I wholeheartedly believe in what this type of counselling can offer, having had first hand experience. Counselling has helped me with many struggles, including depression, anxiety and unhappiness in relationships.
I perceive counselling as a positive collaboration - counsellor and client working together. I don't presume to know you better than you know yourself. Instead we will work alongside each other as you find your way.
Counselling can be transformative, changing the way you see yourself and how you live your life. And it can meet more modest, but also satisfying, goals, like finding ways to say ‘no’, stopping a behaviour or habit that’s troubling you, or dealing with painful emotions.
Sometimes, it's just about getting through a very difficult time, and having someone be there, to listen.
Taking the first step
You might not know what kind of counselling is for you, or even whether counselling is for you at all. It can be intimidating to take the first step.
Please email or call if you have any questions. A first appointment is also a chance to see if we’re comfortable working together and whether my approach suits you.
What is a counselling session like?
In our appointments, I will invite you to share whatever is bothering or absorbing you. We will work together to explore your feelings, at your pace. I will not judge you, or tell you what to do; this is a place for you to make sense of your experience and therefore move forward.
Sometimes words fall short, and if you prefer to express yourself with images, you can use art materials. Working in this way can provide an outlet for deeply felt issues which are hard to talk about.
As your counsellor, I would be there to support you through difficult situations and experiences, helping you find answers that feel right for you.
Training, qualifications & experience
I am an accredited member of the British Association of Counselling and Psychotherapy (www.bacp.co.uk) and I subscribe to their ethical framework: www.bacp.co.uk/ethical_framework/.
I worked from 2005 to 2014 at Camden, City, Islington and Westminster Bereavement Service, providing long-term counselling for the bereaved.
I also undertook a year's placement for the NHS for the St John's Way Medical Centre (2006).
Qualifications: BSc Psychology, PhD Social Psychology, Diploma in Humanistic Counselling, Certificates in Person-Centred Counselling and Person-Centred Art Skills.
For more information about the person-centred approach to counselling, see The Person-Centred Association (www.the-pca.org.uk).
Registered / Accredited
Being registered/accredited with a professional body means an individual must have achieved a substantial level of training and experience approved by their member organisation.
British Association for Counselling & Psychotherapy
BACP is one of the UK’s largest professional bodies for counselling and psychotherapy. Therapists registered with the Association fall into a number of different membership categories such as Individual Member, Registered Member MBACP and Registered Member MBACP (Accred), each standing for different levels of training and experience.
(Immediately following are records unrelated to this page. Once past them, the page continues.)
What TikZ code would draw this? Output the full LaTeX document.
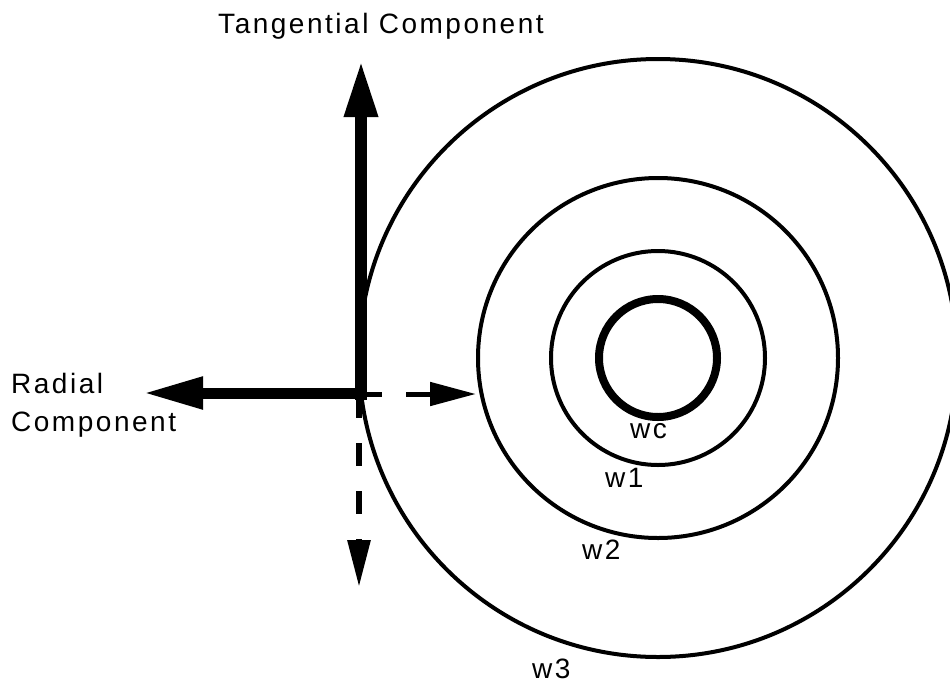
\documentclass[tikz,border=0pt]{standalone}
\usepackage{fontspec}
\setmainfont{Liberation Sans}[LetterSpace=9]
\usetikzlibrary{arrows.meta}
\begin{document}
\begin{tikzpicture}[x=1pt,y=-1pt,
  ring/.style={draw,circle,line width=4pt,inner sep=0pt},
  lbl/.style={inner sep=0pt,anchor=base west,font=\fontsize{28}{32}\selectfont},
]
\useasboundingbox (0,0) rectangle (950,683);
\clip (0,0) rectangle (950,683);
\coordinate (C) at (658,358);
% circles
\node[ring,minimum size=598pt] (w3c) at (C) {};
\node[ring,minimum size=360pt] (w2c) at (C) {};
\node[ring,minimum size=214pt] (w1c) at (C) {};
\node[ring,line width=8pt,minimum size=118pt] (wcc) at (C) {};
% coordinates for arrows
\coordinate (vb) at (361,400);
\coordinate (vt) at (361,60);
\coordinate (hs) at (355,393);
\coordinate (hl) at (143,393);
\coordinate (ds) at (358,394);
\coordinate (de) at (w2c.west);
\coordinate (vs) at (359,395);
\coordinate (ve) at (359,587);
% solid arrows
\draw[line width=12pt,-{Triangle[length=57pt,width=31pt]}] (vb) -- (vt);
\draw[line width=11pt,-{Triangle[length=60pt,width=30pt]}] (hs) -- (hl);
% dashed arrows
\draw[line width=5pt,dash pattern=on 24pt off 24pt,-{Triangle[length=46pt,width=23pt]}] (ds) -- (ds -| de);
\draw[line width=6pt,dash pattern=on 23pt off 25pt,-{Triangle[length=47pt,width=22pt]}] (vs) -- (ve);
% labels
\node[lbl] (tang) at (218,33) {Tangential Component};
\node[lbl] (rad) at (11,393) {Radial};
\node[lbl] (comp) at (11,431) {Component};
\node[lbl] (wc) at (630,438) {wc};
\node[lbl] (w1) at (605,487) {w1};
\node[lbl] (w2) at (582,559) {w2};
\node[lbl] (w3) at (532,678) {w3};
\end{tikzpicture}
\end{document}
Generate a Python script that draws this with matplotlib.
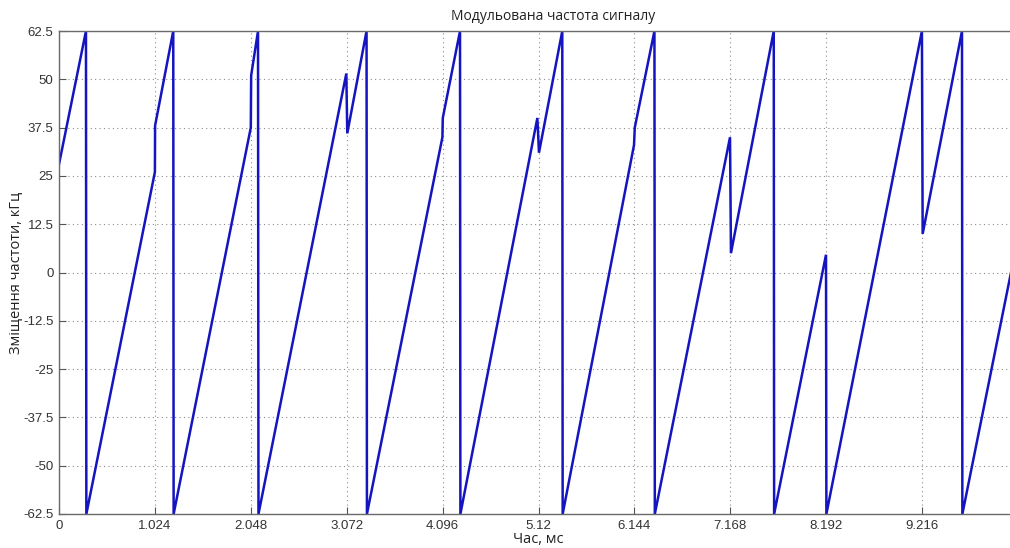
import numpy as np
import matplotlib
matplotlib.use('Agg')
import matplotlib.pyplot as plt

# time (ms) and frequency offset (kHz)
t_ms = [0.000, 0.288, 0.292, 1.024, 1.026, 1.220, 1.224,
        2.048, 2.050, 2.052, 2.125, 2.130,
        3.068, 3.078, 3.284, 3.288,
        4.094, 4.098, 4.282, 4.286,
        5.108, 5.125, 5.374, 5.378,
        6.140, 6.148, 6.358, 6.362,
        7.165, 7.175, 7.632, 7.636,
        8.190, 8.194,
        9.214, 9.218, 9.222, 9.642, 9.646,
        10.24]
f_khz = [28.0, 62.5, -62.5, 26.0, 38.0, 62.5, -62.5,
         37.5, 45.0, 51.0, 62.5, -62.5,
         51.5, 36.0, 62.5, -62.5,
         35.0, 40.0, 62.5, -62.5,
         40.0, 31.0, 62.5, -62.5,
         33.0, 37.5, 62.5, -62.5,
         35.0, 5.0, 62.5, -62.5,
         4.6, -62.5,
         62.5, 37.0, 10.0, 62.5, -62.5,
         9.0]

xticks = [0, 1.024, 2.048, 3.072, 4.096, 5.12, 6.144, 7.168, 8.192, 9.216]
xtick_labels = ['0', '1.024', '2.048', '3.072', '4.096', '5.12', '6.144',
                '7.168', '8.192', '9.216']
yticks = [-62.5, -50, -37.5, -25, -12.5, 0, 12.5, 25, 37.5, 50, 62.5]
ytick_labels = ['-62.5', '-50', '-37.5', '-25', '-12.5', '0', '12.5',
                '25', '37.5', '50', '62.5']

W, H = 1010, 548
fig = plt.figure(figsize=(W / 100, H / 100), dpi=100)
# axes run a little past the right edge of the picture (cropped like the original)
left, right, top, bottom = 59, 1018, 31, 514
ax = fig.add_axes([left / W, 1 - bottom / H, (right - left) / W, (bottom - top) / H])

ax.plot(t_ms, f_khz, color='#1414c0', linewidth=1.8, solid_joinstyle='miter')

ax.set_xlim(0, 10.24)
ax.set_ylim(-62.5, 62.5)
ax.set_xticks(xticks)
ax.set_xticklabels(xtick_labels)
ax.set_yticks(yticks)
ax.set_yticklabels(ytick_labels)

ax.grid(True, linestyle=(0, (1, 3)), color='#8c8c8c', linewidth=0.8)
ax.tick_params(direction='in', length=5, width=0.8, color='#555555',
               labelsize=9.5, labelcolor='#333333', pad=4, top=False, right=False)
for lab in ax.get_xticklabels() + ax.get_yticklabels():
    lab.set_family('Liberation Sans')
for sp in ax.spines.values():
    sp.set_color('#6a6a6a')
    sp.set_linewidth(1.0)

ax.set_xlabel('Час, мс', fontsize=10.5, family='Open Sans', color='#222222', labelpad=0)
ax.set_ylabel('Зміщення частоти, кГц', fontsize=10.5, family='Open Sans',
              color='#222222')
ax.yaxis.set_label_coords(-0.037, 0.5)
ax.set_title('Модульована частота сигналу', fontsize=10, family='Open Sans',
             color='#222222', x=0.515, pad=8)

fig.savefig('out.png', dpi=100)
MBACP (Accred) and MBACP (Snr Accred) members have achieved a substantial level of training and experience approved by the Association.
Registered members can be found on the BACP Register, which was the first register to achieve Accredited Voluntary Register status issued by the Professional Standards Authority. Individual Members will have completed an appropriate counselling and/or psychotherapy course and started to practise, but will not appear on the BACP Register until they've progressed to Registered Member MBACP status.
All members are bound by a Code of Ethics & Practice and a Complaints Procedure. Accredited by the Professional Standards Authority.
Accredited register membership
Accredited Register Scheme
The Accredited Register Scheme was set up in 2013 by the Department of Health (DoH) as a way to recognise organisations that hold voluntary registers which meet certain standards. These standards are set by the Professional Standards Authority (PSA).
This therapist has indicated that they belong to an Accredited Register.